We are glad to make this statement public. Before doing so we verified it by having a representative interview with five Baptist ministers (three whites and two blacks). The colored ministers understood that salvation and the new birth were secure to those only who, after reaching years of accountability, have been immersed in water;—interpreting thus the statement, "He that believeth and is baptized shall be saved." The other three ministers denied that water-immersion is essential to salvation. Two of these declared that it attests that the mind, the heart, is submissive to the will of the Lord, and is the outward answer of a good conscience toward God. The other one held substantially the views presented in the WATCH TOWER publications—that a full consecration of the will is the true immersion into Christ,—into death with him to self and the world, which is symbolized by the water-immersion. And this one confessed that he had recently read MILLENNIAL DAWN.
These ministers were also sounded as to their faith in Christ, not merely as an Exemplar or model, but also as man's ransom-price before God's law; as the one "who gave himself a ransom [a corresponding price] for all." Two of them (one white and one colored) were clear and strong upon both features of our Lord's work—the ransom and the example;—and both of these had read MILLENNIAL DAWN; two others (one white and one colored) confessed faith only in our Lord's example as his saving power or influence over sinners, and ignored the ransom without specially opposing it. The fifth utterly repudiated the ransom, declaring that to him it was absurd to think of Christ's death paying man's debts in any sense. He scoffed at the sentiment of that precious and Scriptural hymn:—
Christ to him was a noble example of how to live. He did not say if he considered that he or others had ever lived or could live according to that example, and thus be justified before God by their own right-doing. When asked, Do not the Scriptures declare that "Christ died for us?" he answered, Yes; but so also did the heroes of the Revolutionary war die for our liberty. But he did not and could not explain how it came (if Christ died for us in the same sense that the Revolutionary heroes died for us) that the death of the latter affected only the present life and welfare, while the Bible clearly states that Christ's death was for our sins and that it affects the future life; and that by his stripes we are healed and have access to God, being no longer reckoned and treated as enemies under wrath and condemnation, but received to God's favor as sons. Surely it does not require a very astute mind to see that Christ died for us in a very different sense from what the Revolutionary heroes died for us.
Strictly speaking, there is no such thing as "Baptist doctrine," because there is at present no such thing as a Baptist Denomination. There are hundreds of congregations calling themselves Baptists, but they profess to be thoroughly independent of each other. Each congregation decides what it believes and what it will require in faith and practice from its members and its minister. As a consequence, for one to tell you that he is a Baptist assures you of nothing respecting his faith, except that he is a believer in water-immersion.

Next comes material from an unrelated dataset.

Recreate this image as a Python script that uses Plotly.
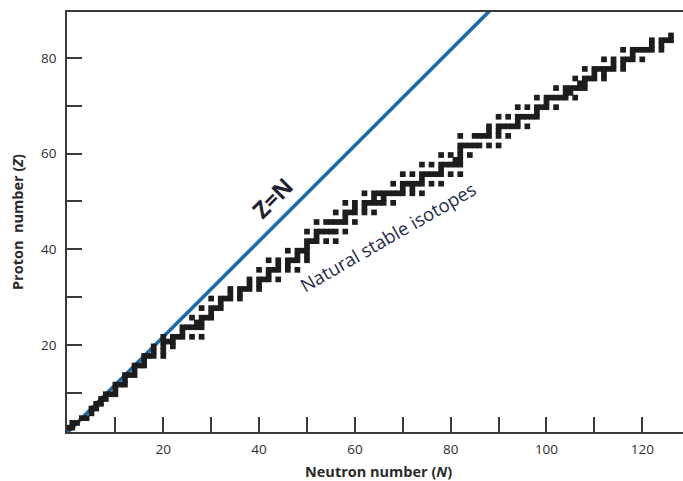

Nevertheless, we have much sympathy with this spirit of independence. But we would carry it farther, and insist that the different congregations should not make doctrines and practices (including water-immersion) tests of membership—except those practices of morality enjoined by our Lord and the apostles, and [R1591 : page 314] the doctrine of faith in Christ as the ransomer [R1591 : page 315] of sinners, and consecration to his will as expressed in the teachings of the Scriptures. But such congregations would have no further use for the name Baptist; for baptism would no longer be the standard and test of fellowship among them. The name Christian would then be preferable; and faith in Christ as the sin-bearer, and full consecration to his service, being the only tests, would be implied by the profession of that only name. Such was and is the Lord's will on this subject, and such is the practice of many WATCH TOWER readers.
While Baptist congregations have for centuries maintained their independence of each other and of the Baptist Ministers' Association, evidence is not lacking that instead of the tendency being toward individual (as well as congregational) liberty of faith (which would be the proper thing, as above pointed out), it is gravitating (as with Congregationalists), year by year, toward denominationalism; and we shall not be surprised to find Baptists a united body before long.

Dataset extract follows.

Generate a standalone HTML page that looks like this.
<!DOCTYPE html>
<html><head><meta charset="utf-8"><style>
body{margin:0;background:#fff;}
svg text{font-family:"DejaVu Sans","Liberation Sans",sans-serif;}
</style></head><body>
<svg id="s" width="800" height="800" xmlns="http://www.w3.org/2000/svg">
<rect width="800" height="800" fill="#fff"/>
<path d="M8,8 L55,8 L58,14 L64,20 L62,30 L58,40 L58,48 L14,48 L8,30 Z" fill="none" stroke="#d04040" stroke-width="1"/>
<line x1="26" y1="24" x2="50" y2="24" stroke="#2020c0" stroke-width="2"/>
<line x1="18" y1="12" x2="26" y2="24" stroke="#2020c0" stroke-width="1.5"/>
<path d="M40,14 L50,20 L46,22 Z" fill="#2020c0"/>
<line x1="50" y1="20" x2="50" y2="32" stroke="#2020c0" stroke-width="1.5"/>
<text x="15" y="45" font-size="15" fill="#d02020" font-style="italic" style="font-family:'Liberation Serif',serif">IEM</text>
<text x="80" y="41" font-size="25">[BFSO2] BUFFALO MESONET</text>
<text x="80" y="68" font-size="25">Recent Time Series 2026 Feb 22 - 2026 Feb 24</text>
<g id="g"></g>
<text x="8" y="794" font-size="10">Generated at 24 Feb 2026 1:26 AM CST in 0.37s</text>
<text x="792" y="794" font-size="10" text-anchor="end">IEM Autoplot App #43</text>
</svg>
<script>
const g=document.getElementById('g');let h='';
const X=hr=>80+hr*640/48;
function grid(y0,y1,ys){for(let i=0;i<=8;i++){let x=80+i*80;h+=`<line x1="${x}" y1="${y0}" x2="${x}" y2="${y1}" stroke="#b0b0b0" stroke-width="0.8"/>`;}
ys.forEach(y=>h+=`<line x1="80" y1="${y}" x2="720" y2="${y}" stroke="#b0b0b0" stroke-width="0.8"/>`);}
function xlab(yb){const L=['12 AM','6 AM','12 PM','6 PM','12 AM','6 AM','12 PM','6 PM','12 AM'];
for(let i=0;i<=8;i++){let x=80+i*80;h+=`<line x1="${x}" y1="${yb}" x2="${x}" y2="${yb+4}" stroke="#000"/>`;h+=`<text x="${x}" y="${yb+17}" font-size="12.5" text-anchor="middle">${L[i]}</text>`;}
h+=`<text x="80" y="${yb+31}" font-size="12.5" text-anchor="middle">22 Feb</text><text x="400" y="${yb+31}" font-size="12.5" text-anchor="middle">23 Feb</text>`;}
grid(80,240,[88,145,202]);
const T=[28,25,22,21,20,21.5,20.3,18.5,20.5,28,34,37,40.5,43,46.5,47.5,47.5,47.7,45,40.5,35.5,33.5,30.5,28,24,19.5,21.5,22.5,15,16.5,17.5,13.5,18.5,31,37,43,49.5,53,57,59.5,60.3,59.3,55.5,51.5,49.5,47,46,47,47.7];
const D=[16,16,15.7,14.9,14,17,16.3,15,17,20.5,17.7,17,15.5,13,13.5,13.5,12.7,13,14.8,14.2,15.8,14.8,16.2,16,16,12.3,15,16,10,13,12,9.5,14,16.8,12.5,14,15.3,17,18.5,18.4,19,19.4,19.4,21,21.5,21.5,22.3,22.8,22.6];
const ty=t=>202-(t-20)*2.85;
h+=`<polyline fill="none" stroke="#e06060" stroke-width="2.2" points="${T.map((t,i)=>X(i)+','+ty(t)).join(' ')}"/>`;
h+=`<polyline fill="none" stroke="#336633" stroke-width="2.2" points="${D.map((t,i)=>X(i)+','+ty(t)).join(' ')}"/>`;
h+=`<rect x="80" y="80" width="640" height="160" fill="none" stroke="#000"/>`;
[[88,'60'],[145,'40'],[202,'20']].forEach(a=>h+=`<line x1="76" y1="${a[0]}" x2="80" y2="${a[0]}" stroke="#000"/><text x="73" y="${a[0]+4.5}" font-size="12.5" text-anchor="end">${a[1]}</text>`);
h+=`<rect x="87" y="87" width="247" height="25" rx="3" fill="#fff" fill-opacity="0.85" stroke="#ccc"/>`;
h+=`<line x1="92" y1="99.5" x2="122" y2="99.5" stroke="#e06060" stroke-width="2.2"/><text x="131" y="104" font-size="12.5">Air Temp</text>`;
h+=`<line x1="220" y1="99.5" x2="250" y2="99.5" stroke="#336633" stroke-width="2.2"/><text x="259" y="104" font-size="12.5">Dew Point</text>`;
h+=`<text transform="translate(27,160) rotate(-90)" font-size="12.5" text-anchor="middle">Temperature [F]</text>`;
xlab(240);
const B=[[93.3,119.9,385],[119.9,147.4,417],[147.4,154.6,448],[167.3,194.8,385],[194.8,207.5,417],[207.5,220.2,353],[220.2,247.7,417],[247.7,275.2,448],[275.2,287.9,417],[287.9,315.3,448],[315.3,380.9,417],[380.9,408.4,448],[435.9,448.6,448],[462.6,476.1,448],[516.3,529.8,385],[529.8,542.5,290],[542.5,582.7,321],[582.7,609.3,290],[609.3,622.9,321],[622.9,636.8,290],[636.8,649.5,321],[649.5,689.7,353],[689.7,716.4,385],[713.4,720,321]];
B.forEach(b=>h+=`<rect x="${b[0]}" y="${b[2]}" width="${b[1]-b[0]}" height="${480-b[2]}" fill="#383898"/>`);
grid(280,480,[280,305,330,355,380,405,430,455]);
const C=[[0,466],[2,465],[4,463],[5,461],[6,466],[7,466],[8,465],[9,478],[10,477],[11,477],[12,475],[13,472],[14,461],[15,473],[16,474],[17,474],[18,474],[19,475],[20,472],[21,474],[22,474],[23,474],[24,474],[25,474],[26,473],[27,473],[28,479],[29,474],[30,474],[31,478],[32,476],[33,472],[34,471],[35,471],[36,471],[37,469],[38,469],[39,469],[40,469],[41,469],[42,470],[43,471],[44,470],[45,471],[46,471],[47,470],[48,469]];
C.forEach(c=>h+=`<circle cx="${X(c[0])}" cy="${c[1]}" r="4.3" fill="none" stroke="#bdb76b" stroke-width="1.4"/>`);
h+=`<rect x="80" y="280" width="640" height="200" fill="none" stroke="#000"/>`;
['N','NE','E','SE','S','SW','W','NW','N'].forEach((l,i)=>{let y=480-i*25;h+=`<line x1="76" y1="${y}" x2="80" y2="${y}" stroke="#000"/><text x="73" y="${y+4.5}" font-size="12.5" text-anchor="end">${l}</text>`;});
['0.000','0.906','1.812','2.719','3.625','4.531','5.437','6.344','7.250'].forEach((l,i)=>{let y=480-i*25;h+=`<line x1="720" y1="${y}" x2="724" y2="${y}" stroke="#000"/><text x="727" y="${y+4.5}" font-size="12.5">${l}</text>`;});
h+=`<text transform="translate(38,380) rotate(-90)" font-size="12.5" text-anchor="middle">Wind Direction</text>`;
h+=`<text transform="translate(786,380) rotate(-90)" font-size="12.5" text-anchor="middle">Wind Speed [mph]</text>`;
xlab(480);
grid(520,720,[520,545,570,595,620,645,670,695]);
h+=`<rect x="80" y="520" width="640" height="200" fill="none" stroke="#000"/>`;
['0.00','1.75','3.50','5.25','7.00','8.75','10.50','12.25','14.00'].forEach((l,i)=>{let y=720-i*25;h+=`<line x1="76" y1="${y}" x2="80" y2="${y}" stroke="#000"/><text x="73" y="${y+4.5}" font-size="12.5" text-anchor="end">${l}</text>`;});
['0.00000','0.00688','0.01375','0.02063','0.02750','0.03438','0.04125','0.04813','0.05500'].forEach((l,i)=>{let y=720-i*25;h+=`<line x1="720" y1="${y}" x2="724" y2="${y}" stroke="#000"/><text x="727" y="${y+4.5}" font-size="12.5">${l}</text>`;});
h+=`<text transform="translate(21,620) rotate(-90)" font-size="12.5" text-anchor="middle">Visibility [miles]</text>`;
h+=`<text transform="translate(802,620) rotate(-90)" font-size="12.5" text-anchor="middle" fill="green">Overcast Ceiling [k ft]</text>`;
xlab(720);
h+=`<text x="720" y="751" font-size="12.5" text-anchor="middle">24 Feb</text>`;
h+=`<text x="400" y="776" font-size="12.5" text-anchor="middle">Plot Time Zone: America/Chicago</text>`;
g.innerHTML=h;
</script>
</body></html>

The spirit of the world is in the direction of union and combination. The world is always willing to compromise personal liberties and principles "a little" for the sake of prosperity; and this class is fast becoming the majority, and as such will rule: and the minority, instead of standing fast in the liberty of Christ, and withdrawing so as to preserve their individual freedom, will generally be persuaded that it is their duty to submit and not cause a disturbance. They falsely think that submission to the wrong of the worldly majority is part of the grace of patience enjoined by the Scriptures.

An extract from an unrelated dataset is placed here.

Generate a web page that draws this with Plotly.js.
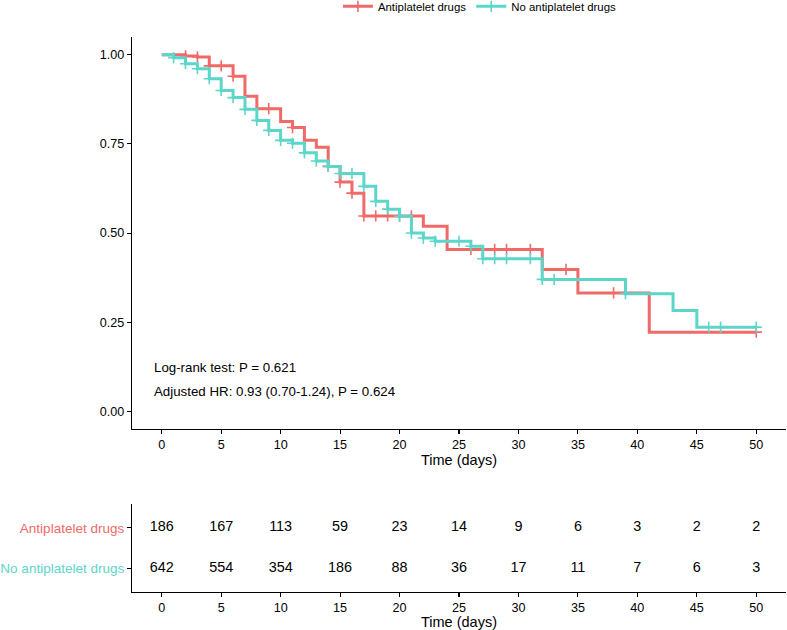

The tendency toward denominationalism and a common confession of faith comes chiefly from the Baptist Ministers' Association, which wields a mighty influence and practically moulds the faith of the Baptist people. Through it Baptists are practically a denomination now; for it is Baptist usage that a congregation desiring a pastor, but unable to fully support him, shall apply to the Association; and, if not yet "ordained," have him "ordained" at the hands of its members. And this Association will not recommend, nor ordain as a pastor, any one not in harmony with its standard of faith,—one therefore who would co-operate with them in teaching the people according to the faith-standard of the Ministerial Association.
These Associations are in themselves an evidence of the tendency toward denominationalism; for they are of recent institution,—beginning about fifteen years ago. Already they exercise great power—a money-power as well as a clerical-power. Their general secretaries collect monies for Home missions: these monies are at the disposal of the Associations. Any new Baptist congregation unable to raise a sufficient salary to support a minister can, by giving its allegiance to the Baptist Ministers' Associations, get a minister. The Association pays the minister, and the congregation contributes what it can to the Association funds. Thus both minister and flock are bound to the Association's rules, etc. Ministers are yet further bound to the Association, because the latter undertakes to care for the widows and orphans of its deceased members.
Nevertheless, Baptists have much of the spirit of true Christian liberty; and generally they are not aware that they are so rapidly drifting into denominationalism, and already they are sectarian in that they make water-baptism a test of Christian fellowship;—that is, they refuse to admit to their communion table Christians who have not been immersed; and frequently they refuse also those who have been immersed, but not by a regularly ordained Baptist minister. As a class of people they are therefore better prepared than others to receive present truth, and should be a fruitful class amongst whom to do harvest work. Let all who have opportunity thrust in the sickle of Truth—and do it quickly, "while it is day: the night cometh, when no man can work."—John 9:4.